The most alarming projections come from a scenario resembling Pangea Proxima, sometimes called Pangea Ultima. A 2023 study found that global temperatures could rise 15°C above pre-industrial levels, with land temperatures climbing as much as 30°C higher. That would return Earth to conditions similar to the Permian-Triassic era about 260 million years ago, when more than 90% of species went extinct. Vast inland deserts would dominate the supercontinent’s interior, while humid, sweltering conditions would grip the coasts.
What This Means for Life on Earth
Mammals are particularly vulnerable to supercontinent heat.
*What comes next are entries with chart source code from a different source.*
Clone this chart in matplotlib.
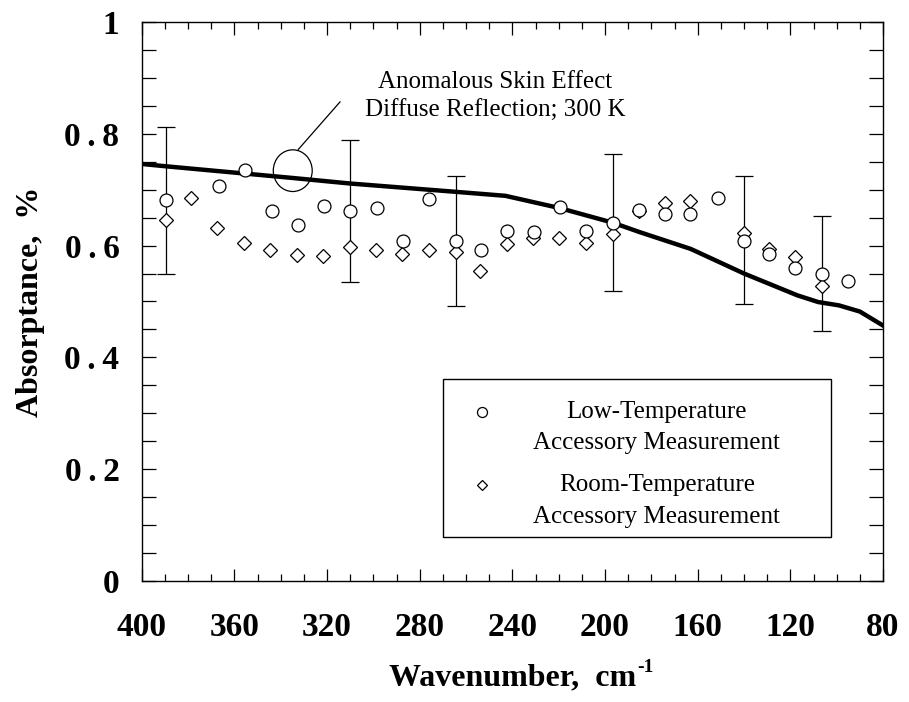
import matplotlib
matplotlib.use("Agg")
import matplotlib.pyplot as plt
import matplotlib.ticker as plticker
from matplotlib.patches import Ellipse, Rectangle
from matplotlib.lines import Line2D

# low-temperature accessory measurement (circles)
low_x = [389.4, 366.8, 355.4, 343.9, 332.4, 321.2, 310.1, 298.6, 287.1, 275.9,
         264.3, 253.7, 242.5, 230.7, 219.5, 208.0, 196.7, 185.5, 174.3, 163.2,
         151.4, 140.0, 129.1, 117.8, 106.3, 95.3]
low_y = [0.681, 0.707, 0.736, 0.662, 0.636, 0.671, 0.661, 0.667, 0.608, 0.683,
         0.608, 0.592, 0.626, 0.624, 0.669, 0.626, 0.641, 0.663, 0.656, 0.657,
         0.685, 0.608, 0.585, 0.560, 0.550, 0.536]

# room-temperature accessory measurement (diamonds)
room_x = [389.4, 378.9, 367.5, 355.8, 344.5, 333.1, 321.9, 310.1, 299.0, 287.5,
          276.1, 264.3, 254.0, 242.5, 231.0, 219.8, 208.0, 196.7, 185.5, 174.3,
          163.2, 140.0, 129.1, 117.8, 106.3]
room_y = [0.646, 0.685, 0.632, 0.604, 0.592, 0.584, 0.581, 0.598, 0.592, 0.585,
          0.592, 0.589, 0.555, 0.602, 0.613, 0.613, 0.605, 0.621, 0.662, 0.677,
          0.680, 0.622, 0.593, 0.580, 0.527]

# error bars on some low-temperature points
err_x = [389.4, 310.1, 264.3, 196.7, 140.0, 106.3]
err_y = [0.681, 0.661, 0.608, 0.641, 0.610, 0.550]
err_size = [0.131, 0.127, 0.116, 0.122, 0.115, 0.103]

# anomalous skin effect, diffuse reflection, 300 K
theory_x = [400, 390, 335, 310, 264, 243, 219.5, 196.7, 185, 163, 140, 117, 108, 99, 90, 80]
theory_y = [0.746, 0.742, 0.721, 0.711, 0.696, 0.689, 0.667, 0.641, 0.624, 0.594,
            0.550, 0.511, 0.499, 0.493, 0.482, 0.457]

serif = ["Liberation Serif", "DejaVu Serif"]
plt.rcParams["font.family"] = serif

fig = plt.figure(figsize=(9.09, 7.02), dpi=100)
ax = fig.add_axes([0.1559, 0.1724, 0.8155, 0.7963])

ax.errorbar(err_x, err_y, yerr=err_size, fmt="none", ecolor="black",
            elinewidth=0.9, capsize=6.5, capthick=0.9, zorder=1)
ax.plot(theory_x, theory_y, color="black", lw=3.2, zorder=2)
ax.plot(room_x, room_y, "D", ms=6.8, mfc="white", mec="black", mew=0.9, zorder=3)
ax.plot(low_x, low_y, "o", ms=9.3, mfc="white", mec="black", mew=0.9, zorder=4)

ax.set_xlim(400, 80)
ax.set_ylim(0, 1)
ax.xaxis.set_major_locator(plticker.MultipleLocator(40))
ax.xaxis.set_minor_locator(plticker.MultipleLocator(10))
ax.yaxis.set_major_locator(plticker.MultipleLocator(0.2))
ax.yaxis.set_minor_locator(plticker.MultipleLocator(0.05))


def ylab(v, pos):
    if abs(v) < 1e-9:
        return "0"
    if abs(v - 1) < 1e-9:
        return "1"
    return "0\u2009.\u2009%d" % round(v * 10)


ax.yaxis.set_major_formatter(plticker.FuncFormatter(ylab))
ax.tick_params(which="both", direction="in", top=True, right=True, width=0.9)
ax.tick_params(axis="x", which="major", length=9, pad=22)
ax.tick_params(axis="x", which="minor", length=5)
ax.tick_params(axis="y", which="major", length=10, pad=16)
ax.tick_params(axis="y", which="minor", length=10)
for lab in ax.get_xticklabels() + ax.get_yticklabels():
    lab.set_fontsize(24)
    lab.set_fontweight("bold")
for s in ax.spines.values():
    s.set_linewidth(1.0)

ax.set_xlabel("Wavenumber,  cm", fontsize=23, fontweight="bold")
ax.xaxis.set_label_coords(0.5, -0.148)
ax.set_ylabel("Absorptance,  %", fontsize=23, fontweight="bold")
ax.yaxis.set_label_coords(-0.13, 0.5)

# annotation with circle and leader line
ax.add_patch(Ellipse((334.8, 0.734), 16.8, 0.0746, fill=False, ec="black", lw=0.9, zorder=5))
ax.plot([332.4, 314.4], [0.772, 0.857], color="black", lw=0.9, zorder=5)
ax.text(247.5, 0.893, "Anomalous Skin Effect", fontsize=18, ha="center", va="center")
ax.text(247.5, 0.840, "Diffuse Reflection; 300 K", fontsize=18, ha="center", va="center")

# legend box
ax.add_patch(Rectangle((0.4065, 0.0787), 0.5233, 0.2827, transform=ax.transAxes,
                       fill=False, ec="black", lw=1.0, zorder=5))
ax.add_line(Line2D([0.4587], [0.3029], marker="o", ms=7.2, mfc="white", mec="black",
                   mew=0.9, transform=ax.transAxes))
ax.add_line(Line2D([0.4587], [0.1717], marker="D", ms=5.6, mfc="white", mec="black",
                   mew=0.9, transform=ax.transAxes))
ax.text(0.695, 0.3029, "Low-Temperature", transform=ax.transAxes, fontsize=18,
        ha="center", va="center")
ax.text(0.695, 0.2463, "Accessory Measurement", transform=ax.transAxes, fontsize=18,
        ha="center", va="center")
ax.text(0.695, 0.1717, "Room-Temperature", transform=ax.transAxes, fontsize=18,
        ha="center", va="center")
ax.text(0.695, 0.1150, "Accessory Measurement", transform=ax.transAxes, fontsize=18,
        ha="center", va="center")

# small "-1" superscript after the x label
fig.canvas.draw()
bb = ax.xaxis.label.get_window_extent().transformed(fig.transFigure.inverted())
fig.text(bb.x1 + 0.001, bb.y0 + 0.024, "-1", fontsize=14, fontweight="bold",
         ha="left", va="bottom")

fig.savefig("out.png", dpi=100)
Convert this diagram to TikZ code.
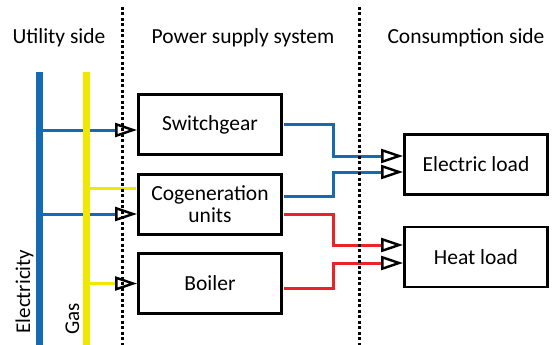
\documentclass[tikz,border=0pt]{standalone}
\usepackage{fontspec}
\setmainfont{Carlito}
\usetikzlibrary{arrows.meta}
\definecolor{eblue}{RGB}{22,106,180}
\definecolor{gyellow}{RGB}{240,232,0}
\definecolor{hred}{RGB}{235,35,40}
\begin{document}
\begin{tikzpicture}[x=1pt,y=-1pt,
  box/.style={draw, line width=2.8pt, minimum width=143pt, minimum height=60pt, inner sep=0pt, font=\fontsize{21.5}{22}\selectfont, align=center},
  title/.style={font=\fontsize{21.5}{22}\selectfont, anchor=base},
  vlabel/.style={font=\fontsize{21}{22}\selectfont, rotate=90, anchor=base west},
  flow/.style={line width=3pt},
  into/.style={-{Triangle[open, length=22pt, width=14pt, line width=2.4pt, color=black]}},
  barstyle/.style={draw=none, inner sep=0pt, minimum width=7pt, minimum height=272.5pt},
  sep/.style={line width=3pt, dash pattern=on 3pt off 2.5pt}
]
\useasboundingbox (0,0) rectangle (554,345);
% boxes
\node[box] (sw) at (210,124.5) {Switchgear};
\node[box] (cg) at (210,204.5) {Cogeneration\\units};
\node[box] (bo) at (210,283.5) {Boiler};
\node[box] (el) at (476,164.5) {Electric load};
\node[box] (hl) at (476,257) {Heat load};
% electricity bar and lines
\node[barstyle, fill=eblue] (elec) at (39.5,208.75) {};
\draw[flow, eblue, into] (elec.center |- 0,130) -- (sw.west |- 0,130);
\draw[flow, eblue, into] (elec.center |- 0,214) -- (cg.west |- 0,214);
% gas bar and lines
\node[barstyle, fill=gyellow] (gas) at (86.5,208.75) {};
\draw[flow, gyellow, shorten >=1.4pt] (gas.center |- 0,188) -- (cg.west |- 0,188);
\draw[flow, gyellow, into] (gas.center |- 0,283.5) -- (bo.west);
% outputs
\draw[flow, eblue, shorten <=1.4pt, into] (sw.east) -| (333,156) -- (el.west |- 0,156);
\draw[flow, eblue, shorten <=1.4pt, into] (cg.east |- 0,196) -| (333,172) -- (el.west |- 0,172);
\draw[flow, hred, shorten <=1.4pt, into] (cg.east |- 0,214) -| (333,245) -- (hl.west |- 0,245);
\draw[flow, hred, shorten <=1.4pt, into] (bo.east |- 0,288) -| (333,263) -- (hl.west |- 0,263);
% separators
\draw[sep] (122,7) -- (122,345);
\draw[sep] (359,7) -- (359,345);
% titles
\node[title] (t1) at (59,44) {Utility side};
\node[title] (t2) at (243,44) {Power supply system};
\node[title] (t3) at (466,44) {Consumption side};
\node[vlabel] (le) at (30,337) {Electricity};
\node[vlabel] (lg) at (79,338) {Gas};
\end{tikzpicture}
\end{document}
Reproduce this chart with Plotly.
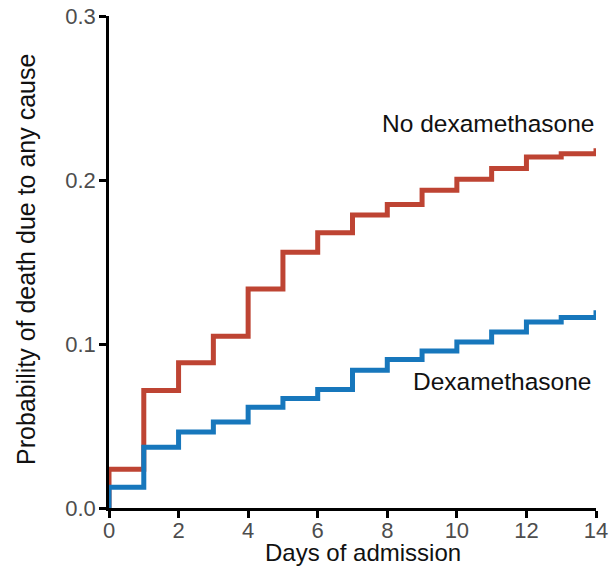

In humid conditions, mammals begin dying at sustained temperatures as low as 35°C (95°F) because they can no longer cool themselves through sweating or panting. Even in dry air, sustained exposure above 40°C (104°F) is lethal. A supercontinent centered on the tropics, with dramatically elevated baseline temperatures, would produce heat spikes well beyond those thresholds across most of the landmass.
Today’s average plate movement speed is about 1.5 centimeters per year, roughly the rate your fingernails grow. Some plates move faster (coastal California shifts nearly 5 centimeters per year relative to the continental interior), but even at these speeds, the journey to the next supercontinent spans hundreds of millions of years. For context, 250 million years ago there were no mammals, no flowering plants, and no birds. Whatever species exist when the next supercontinent forms will be as unrecognizable to us as Permian reptiles would be to a modern human. The question of habitability is less about our species and more about whether complex warm-blooded life can persist at all under those conditions.